PROVIDED DATA ::
╔══

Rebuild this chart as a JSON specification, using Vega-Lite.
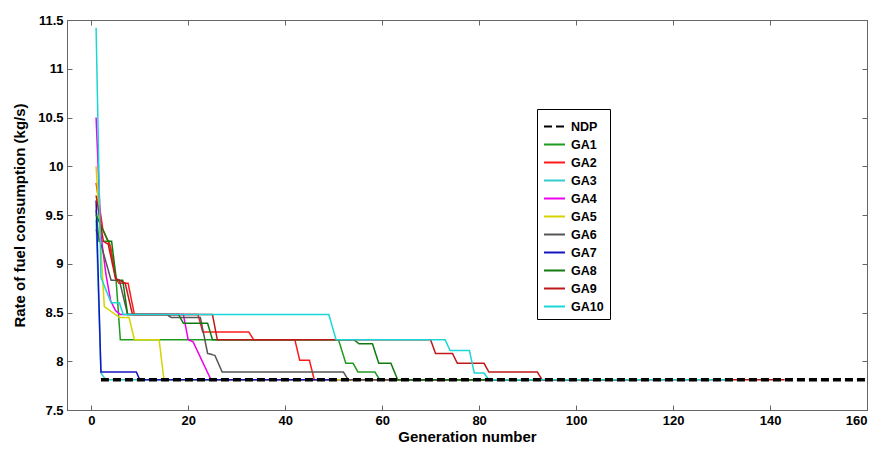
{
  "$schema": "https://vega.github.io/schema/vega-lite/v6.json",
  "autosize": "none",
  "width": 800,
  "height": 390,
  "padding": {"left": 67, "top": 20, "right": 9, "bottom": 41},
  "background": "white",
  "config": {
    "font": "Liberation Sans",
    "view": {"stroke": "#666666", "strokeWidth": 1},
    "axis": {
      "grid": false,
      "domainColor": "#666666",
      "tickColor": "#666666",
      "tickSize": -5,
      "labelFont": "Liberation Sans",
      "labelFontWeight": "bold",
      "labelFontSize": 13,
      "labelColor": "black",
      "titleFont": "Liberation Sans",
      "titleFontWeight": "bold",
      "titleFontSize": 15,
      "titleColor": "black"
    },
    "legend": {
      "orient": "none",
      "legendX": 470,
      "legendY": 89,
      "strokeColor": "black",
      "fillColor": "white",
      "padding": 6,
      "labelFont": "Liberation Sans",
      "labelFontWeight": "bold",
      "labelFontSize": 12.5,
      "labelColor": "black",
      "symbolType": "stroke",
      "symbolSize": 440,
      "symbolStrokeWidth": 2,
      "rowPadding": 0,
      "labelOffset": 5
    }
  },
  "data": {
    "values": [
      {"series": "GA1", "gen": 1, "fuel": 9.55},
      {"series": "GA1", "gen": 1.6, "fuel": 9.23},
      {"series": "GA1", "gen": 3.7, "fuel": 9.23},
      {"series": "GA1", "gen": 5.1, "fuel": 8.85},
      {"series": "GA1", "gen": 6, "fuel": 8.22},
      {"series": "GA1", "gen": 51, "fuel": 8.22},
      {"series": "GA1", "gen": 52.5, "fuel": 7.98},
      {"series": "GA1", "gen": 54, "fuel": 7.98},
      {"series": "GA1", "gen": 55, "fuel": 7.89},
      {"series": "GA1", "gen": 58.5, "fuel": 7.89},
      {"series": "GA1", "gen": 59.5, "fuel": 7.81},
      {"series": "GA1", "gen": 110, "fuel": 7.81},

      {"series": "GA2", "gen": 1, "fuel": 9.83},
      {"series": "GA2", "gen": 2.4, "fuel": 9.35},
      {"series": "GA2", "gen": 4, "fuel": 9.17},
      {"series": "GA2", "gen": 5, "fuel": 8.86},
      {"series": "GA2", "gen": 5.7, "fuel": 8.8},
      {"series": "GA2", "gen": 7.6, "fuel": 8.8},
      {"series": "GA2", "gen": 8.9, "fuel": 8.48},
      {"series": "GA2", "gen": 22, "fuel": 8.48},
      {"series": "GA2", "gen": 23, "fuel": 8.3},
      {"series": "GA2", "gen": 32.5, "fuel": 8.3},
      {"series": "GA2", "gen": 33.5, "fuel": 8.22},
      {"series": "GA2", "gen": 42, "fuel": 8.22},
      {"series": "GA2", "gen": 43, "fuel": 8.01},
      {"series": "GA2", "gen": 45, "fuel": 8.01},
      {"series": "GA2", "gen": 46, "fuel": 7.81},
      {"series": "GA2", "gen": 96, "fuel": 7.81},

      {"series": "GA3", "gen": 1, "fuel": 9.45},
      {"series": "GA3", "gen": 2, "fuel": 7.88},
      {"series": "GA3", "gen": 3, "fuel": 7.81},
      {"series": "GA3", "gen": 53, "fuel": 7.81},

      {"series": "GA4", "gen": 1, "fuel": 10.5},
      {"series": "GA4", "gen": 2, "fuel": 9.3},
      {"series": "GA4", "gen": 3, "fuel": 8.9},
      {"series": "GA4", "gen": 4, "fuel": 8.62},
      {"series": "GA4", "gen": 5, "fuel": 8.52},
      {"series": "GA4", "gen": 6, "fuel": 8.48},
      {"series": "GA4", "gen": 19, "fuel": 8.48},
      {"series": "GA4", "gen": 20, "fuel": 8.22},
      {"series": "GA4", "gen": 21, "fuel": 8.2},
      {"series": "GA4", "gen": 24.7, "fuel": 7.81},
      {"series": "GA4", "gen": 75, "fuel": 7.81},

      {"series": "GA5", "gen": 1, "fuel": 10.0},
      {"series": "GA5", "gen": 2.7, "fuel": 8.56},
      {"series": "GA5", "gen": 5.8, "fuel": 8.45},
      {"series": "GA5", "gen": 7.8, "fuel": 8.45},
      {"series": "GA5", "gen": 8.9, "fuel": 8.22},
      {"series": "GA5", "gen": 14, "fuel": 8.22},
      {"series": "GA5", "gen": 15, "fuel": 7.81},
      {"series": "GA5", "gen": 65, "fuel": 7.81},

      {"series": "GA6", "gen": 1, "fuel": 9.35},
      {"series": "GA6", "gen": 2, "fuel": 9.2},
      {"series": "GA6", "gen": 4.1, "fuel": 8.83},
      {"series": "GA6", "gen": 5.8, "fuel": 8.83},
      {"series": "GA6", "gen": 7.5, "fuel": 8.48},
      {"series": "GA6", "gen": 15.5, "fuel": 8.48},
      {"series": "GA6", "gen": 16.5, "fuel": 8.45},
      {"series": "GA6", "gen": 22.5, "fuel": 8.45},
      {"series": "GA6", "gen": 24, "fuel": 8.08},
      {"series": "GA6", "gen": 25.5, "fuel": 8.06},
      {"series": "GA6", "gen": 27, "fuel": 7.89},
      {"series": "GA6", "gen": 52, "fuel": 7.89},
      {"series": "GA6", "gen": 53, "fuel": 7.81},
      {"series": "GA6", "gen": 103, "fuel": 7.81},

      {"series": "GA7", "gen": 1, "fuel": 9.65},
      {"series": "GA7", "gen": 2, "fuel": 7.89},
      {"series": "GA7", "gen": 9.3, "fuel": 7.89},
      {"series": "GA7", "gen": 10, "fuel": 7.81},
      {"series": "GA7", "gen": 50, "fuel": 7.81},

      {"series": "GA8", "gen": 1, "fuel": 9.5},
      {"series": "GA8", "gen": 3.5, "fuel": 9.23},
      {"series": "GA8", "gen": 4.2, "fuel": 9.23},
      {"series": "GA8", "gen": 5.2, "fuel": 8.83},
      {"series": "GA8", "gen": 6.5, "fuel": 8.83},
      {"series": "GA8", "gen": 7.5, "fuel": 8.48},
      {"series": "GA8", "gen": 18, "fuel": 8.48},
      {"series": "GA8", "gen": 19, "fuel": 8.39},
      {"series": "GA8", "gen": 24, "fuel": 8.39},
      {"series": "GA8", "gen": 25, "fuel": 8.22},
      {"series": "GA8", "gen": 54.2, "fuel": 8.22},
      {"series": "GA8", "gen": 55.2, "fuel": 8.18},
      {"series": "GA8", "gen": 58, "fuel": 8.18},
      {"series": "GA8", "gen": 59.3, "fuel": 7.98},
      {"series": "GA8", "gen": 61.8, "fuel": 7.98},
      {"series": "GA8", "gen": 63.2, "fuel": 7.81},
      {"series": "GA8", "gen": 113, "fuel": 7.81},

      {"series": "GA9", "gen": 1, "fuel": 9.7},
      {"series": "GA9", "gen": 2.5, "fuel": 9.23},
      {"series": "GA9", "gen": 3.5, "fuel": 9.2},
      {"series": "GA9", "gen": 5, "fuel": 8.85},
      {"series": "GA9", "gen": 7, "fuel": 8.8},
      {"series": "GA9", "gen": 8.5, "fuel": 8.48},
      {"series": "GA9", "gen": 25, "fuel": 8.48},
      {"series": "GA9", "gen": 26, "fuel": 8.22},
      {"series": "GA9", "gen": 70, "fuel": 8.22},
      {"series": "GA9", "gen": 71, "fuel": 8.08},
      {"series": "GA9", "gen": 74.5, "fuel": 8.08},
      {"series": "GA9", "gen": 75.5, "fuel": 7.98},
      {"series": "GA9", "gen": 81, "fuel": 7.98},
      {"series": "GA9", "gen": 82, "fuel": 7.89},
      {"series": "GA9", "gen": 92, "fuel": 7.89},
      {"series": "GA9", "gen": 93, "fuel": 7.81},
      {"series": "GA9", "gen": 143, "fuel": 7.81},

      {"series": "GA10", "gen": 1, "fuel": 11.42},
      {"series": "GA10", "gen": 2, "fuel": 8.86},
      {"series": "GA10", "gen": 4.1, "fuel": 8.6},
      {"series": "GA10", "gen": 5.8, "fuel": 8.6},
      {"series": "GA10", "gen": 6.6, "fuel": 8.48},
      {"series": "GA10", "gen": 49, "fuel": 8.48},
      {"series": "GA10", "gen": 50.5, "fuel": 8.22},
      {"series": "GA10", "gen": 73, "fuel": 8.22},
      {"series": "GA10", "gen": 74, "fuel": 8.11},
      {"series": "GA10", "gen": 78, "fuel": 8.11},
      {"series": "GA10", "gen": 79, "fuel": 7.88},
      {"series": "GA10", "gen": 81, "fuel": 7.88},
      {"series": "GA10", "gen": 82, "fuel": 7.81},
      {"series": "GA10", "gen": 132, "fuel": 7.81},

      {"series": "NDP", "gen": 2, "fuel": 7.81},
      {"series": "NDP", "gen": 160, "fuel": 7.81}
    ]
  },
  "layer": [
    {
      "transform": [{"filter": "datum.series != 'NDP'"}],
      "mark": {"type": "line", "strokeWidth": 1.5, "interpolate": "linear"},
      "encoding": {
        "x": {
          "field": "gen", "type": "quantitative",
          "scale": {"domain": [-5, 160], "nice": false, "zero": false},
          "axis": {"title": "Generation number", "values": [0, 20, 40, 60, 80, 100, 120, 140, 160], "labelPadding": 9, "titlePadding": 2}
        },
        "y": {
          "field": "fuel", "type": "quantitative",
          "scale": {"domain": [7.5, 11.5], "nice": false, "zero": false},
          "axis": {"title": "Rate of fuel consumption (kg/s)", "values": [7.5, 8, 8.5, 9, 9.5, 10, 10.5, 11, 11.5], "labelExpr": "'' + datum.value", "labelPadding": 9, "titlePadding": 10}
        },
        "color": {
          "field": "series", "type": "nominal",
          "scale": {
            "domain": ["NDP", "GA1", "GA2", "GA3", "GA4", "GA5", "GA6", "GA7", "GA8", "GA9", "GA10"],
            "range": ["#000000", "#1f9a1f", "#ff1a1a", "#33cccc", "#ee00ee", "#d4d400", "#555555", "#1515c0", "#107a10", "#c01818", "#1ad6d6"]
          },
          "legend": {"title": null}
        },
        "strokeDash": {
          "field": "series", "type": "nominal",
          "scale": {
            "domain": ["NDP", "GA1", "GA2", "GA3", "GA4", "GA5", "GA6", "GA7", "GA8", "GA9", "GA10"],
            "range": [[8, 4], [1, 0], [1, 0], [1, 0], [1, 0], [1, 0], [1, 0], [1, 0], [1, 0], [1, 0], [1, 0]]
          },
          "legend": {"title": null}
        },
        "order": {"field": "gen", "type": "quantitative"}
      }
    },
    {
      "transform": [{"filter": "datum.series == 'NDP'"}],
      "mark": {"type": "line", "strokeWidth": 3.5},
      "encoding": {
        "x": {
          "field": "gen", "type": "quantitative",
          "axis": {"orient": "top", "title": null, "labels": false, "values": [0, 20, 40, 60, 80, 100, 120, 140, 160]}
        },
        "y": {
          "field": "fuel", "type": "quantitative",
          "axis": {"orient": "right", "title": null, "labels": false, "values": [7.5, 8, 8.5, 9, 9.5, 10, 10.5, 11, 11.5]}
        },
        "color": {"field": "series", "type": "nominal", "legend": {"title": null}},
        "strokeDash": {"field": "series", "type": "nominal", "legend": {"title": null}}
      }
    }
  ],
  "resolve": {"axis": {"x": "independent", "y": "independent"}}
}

╚══
╔══

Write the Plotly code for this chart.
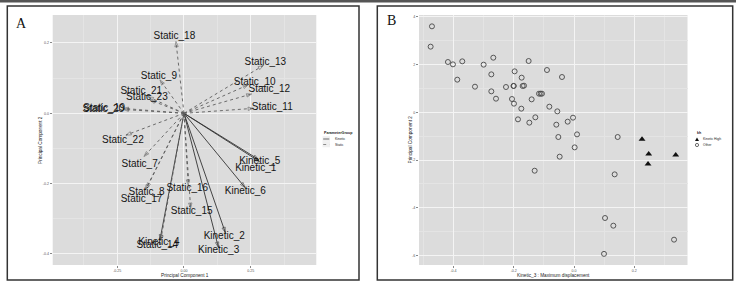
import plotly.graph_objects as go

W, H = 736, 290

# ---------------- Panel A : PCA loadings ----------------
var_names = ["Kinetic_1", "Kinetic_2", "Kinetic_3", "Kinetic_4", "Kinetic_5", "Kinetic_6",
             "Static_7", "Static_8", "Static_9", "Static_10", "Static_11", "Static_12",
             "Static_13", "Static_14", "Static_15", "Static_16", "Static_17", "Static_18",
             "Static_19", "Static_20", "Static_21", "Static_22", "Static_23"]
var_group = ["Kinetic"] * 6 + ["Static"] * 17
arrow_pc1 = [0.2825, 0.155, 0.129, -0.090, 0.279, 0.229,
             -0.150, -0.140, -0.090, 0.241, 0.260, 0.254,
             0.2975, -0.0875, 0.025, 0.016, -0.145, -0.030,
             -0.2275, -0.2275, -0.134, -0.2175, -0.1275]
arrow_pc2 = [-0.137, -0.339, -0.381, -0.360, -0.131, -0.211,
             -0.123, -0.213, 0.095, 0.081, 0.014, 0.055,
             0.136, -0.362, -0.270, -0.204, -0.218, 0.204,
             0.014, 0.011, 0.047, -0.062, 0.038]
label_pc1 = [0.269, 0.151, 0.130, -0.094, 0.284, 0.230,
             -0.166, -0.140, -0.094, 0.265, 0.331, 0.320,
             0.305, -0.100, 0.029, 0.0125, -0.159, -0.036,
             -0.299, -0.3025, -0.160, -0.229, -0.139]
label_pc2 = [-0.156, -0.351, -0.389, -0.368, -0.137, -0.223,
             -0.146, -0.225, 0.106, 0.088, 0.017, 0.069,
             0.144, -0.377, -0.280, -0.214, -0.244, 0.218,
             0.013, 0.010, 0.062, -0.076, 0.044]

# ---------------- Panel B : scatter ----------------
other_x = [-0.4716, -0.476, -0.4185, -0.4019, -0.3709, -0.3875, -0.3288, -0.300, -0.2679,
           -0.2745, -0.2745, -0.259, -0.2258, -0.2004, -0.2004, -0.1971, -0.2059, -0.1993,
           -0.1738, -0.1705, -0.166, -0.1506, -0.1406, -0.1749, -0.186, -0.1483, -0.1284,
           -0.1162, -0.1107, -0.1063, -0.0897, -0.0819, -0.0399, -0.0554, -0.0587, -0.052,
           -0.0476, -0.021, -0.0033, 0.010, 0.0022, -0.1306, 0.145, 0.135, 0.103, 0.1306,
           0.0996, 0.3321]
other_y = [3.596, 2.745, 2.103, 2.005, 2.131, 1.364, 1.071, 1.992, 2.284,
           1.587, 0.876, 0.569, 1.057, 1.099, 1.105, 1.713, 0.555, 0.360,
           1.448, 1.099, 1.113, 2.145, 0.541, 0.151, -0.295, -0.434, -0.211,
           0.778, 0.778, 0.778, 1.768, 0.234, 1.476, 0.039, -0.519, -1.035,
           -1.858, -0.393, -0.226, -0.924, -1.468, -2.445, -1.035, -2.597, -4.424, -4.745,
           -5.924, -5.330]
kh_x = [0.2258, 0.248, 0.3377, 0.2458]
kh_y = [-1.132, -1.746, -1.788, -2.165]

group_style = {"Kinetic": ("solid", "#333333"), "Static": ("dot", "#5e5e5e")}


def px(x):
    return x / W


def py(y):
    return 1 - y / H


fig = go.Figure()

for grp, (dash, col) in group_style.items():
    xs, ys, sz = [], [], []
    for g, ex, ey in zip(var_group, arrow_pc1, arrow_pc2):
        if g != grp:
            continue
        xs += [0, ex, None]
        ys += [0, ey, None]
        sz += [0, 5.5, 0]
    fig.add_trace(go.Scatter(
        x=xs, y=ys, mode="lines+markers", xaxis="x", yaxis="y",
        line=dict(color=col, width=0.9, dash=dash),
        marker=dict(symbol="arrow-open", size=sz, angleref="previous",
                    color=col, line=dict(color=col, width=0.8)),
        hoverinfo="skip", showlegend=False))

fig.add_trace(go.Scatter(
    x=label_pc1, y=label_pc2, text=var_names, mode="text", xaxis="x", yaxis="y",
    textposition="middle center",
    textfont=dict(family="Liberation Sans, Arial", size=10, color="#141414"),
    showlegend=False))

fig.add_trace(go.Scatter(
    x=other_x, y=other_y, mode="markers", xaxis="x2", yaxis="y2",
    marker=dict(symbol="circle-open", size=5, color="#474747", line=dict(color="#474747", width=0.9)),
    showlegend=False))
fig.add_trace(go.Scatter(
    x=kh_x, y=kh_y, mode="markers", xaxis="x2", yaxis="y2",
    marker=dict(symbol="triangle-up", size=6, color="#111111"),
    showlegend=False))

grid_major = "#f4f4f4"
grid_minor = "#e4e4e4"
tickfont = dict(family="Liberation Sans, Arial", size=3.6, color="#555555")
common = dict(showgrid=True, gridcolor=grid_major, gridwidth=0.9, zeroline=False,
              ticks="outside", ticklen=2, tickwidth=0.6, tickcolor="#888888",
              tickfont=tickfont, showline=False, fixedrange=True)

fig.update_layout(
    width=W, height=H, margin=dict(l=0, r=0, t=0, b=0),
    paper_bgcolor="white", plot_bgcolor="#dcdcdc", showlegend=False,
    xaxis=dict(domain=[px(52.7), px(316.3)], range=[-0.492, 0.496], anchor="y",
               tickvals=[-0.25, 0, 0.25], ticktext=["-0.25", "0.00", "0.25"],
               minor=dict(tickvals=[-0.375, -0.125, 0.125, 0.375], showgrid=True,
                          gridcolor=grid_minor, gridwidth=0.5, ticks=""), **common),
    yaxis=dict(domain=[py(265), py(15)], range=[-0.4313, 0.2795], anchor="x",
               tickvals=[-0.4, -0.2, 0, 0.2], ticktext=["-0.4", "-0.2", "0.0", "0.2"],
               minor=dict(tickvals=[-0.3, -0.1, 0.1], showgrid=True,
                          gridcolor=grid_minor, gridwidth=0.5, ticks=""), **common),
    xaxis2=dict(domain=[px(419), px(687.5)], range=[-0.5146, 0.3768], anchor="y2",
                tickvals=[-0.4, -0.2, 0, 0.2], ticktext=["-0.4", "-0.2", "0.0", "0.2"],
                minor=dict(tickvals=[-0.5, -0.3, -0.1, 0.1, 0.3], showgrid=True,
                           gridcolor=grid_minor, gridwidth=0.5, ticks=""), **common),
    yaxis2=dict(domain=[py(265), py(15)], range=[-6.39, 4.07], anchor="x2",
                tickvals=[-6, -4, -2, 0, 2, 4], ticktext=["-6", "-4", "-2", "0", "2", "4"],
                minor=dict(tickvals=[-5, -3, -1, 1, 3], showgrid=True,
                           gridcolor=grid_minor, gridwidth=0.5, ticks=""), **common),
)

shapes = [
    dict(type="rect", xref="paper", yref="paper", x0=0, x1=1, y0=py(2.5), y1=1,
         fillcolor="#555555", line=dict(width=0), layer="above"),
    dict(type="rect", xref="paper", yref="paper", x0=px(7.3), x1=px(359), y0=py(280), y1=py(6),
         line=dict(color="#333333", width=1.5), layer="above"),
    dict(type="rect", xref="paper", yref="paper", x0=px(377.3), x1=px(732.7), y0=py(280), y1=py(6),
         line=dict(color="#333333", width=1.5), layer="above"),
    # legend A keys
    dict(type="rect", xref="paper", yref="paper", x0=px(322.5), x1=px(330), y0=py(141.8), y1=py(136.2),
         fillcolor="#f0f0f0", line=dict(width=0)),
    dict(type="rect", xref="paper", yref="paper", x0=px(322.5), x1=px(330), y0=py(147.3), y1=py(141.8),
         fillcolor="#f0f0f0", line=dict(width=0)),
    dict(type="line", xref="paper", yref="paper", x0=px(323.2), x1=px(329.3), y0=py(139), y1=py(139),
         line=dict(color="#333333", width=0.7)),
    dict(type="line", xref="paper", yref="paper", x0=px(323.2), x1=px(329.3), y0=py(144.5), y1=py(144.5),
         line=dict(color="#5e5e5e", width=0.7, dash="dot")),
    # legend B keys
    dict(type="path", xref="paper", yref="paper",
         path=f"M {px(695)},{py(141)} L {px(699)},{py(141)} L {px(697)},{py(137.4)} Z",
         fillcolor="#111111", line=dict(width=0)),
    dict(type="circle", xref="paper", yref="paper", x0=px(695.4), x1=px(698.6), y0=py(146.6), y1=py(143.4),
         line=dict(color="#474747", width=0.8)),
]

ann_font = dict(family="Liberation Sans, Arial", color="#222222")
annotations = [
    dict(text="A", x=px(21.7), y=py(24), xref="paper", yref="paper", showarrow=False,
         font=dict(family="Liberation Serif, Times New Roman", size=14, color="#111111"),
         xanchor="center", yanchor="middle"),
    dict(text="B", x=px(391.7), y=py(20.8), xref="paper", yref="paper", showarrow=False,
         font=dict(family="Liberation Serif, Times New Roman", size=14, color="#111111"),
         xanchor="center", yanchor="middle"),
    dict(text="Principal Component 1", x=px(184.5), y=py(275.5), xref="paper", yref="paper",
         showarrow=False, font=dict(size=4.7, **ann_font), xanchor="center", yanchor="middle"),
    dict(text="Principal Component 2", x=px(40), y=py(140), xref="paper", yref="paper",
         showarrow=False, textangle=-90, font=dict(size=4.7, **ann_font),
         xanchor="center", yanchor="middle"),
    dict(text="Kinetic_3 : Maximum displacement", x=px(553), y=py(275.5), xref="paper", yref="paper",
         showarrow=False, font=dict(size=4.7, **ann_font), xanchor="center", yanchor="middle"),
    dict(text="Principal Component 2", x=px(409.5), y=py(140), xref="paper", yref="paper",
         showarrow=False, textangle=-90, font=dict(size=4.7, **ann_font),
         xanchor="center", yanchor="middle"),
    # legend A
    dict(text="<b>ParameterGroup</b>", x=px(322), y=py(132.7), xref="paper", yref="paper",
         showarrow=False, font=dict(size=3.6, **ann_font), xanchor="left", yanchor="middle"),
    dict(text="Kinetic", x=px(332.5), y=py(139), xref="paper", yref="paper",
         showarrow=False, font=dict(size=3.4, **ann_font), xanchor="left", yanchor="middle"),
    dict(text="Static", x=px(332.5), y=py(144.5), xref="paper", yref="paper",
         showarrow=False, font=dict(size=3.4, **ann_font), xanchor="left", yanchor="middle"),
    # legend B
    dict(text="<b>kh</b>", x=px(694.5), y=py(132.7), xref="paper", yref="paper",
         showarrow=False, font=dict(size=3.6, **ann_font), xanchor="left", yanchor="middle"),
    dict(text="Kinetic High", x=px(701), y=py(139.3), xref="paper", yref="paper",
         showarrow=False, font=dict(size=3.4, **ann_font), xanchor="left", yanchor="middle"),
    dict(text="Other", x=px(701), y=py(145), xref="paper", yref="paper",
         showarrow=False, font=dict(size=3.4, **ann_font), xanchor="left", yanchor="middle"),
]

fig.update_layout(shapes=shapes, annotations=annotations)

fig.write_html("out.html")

╚══
╔══

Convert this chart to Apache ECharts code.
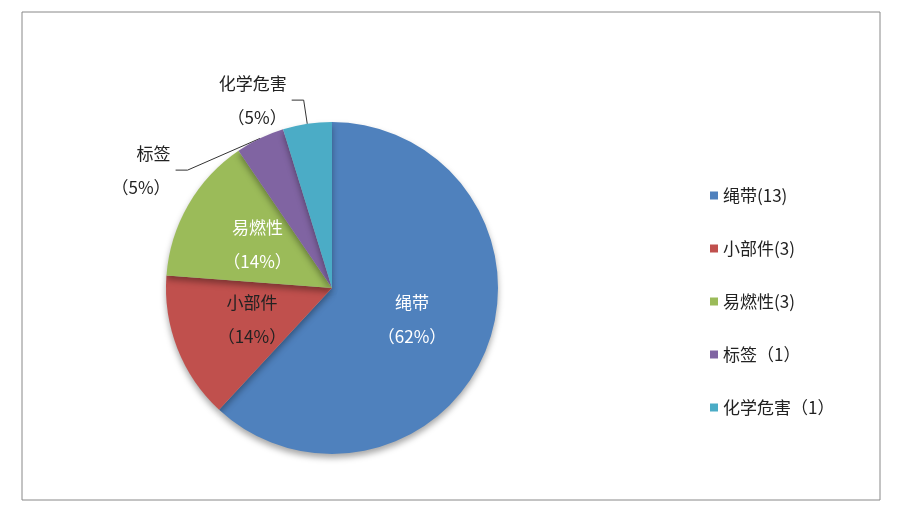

╚══

EXERCISE :: The copy should hold exactly the lines from the line with "Write the Plotly code for this chart." to the line with "W, H = 736, 290", both ends in, set down without any pictures and with nothing added.

ANSWER IN FULL ::
Write the Plotly code for this chart.
import plotly.graph_objects as go

W, H = 736, 290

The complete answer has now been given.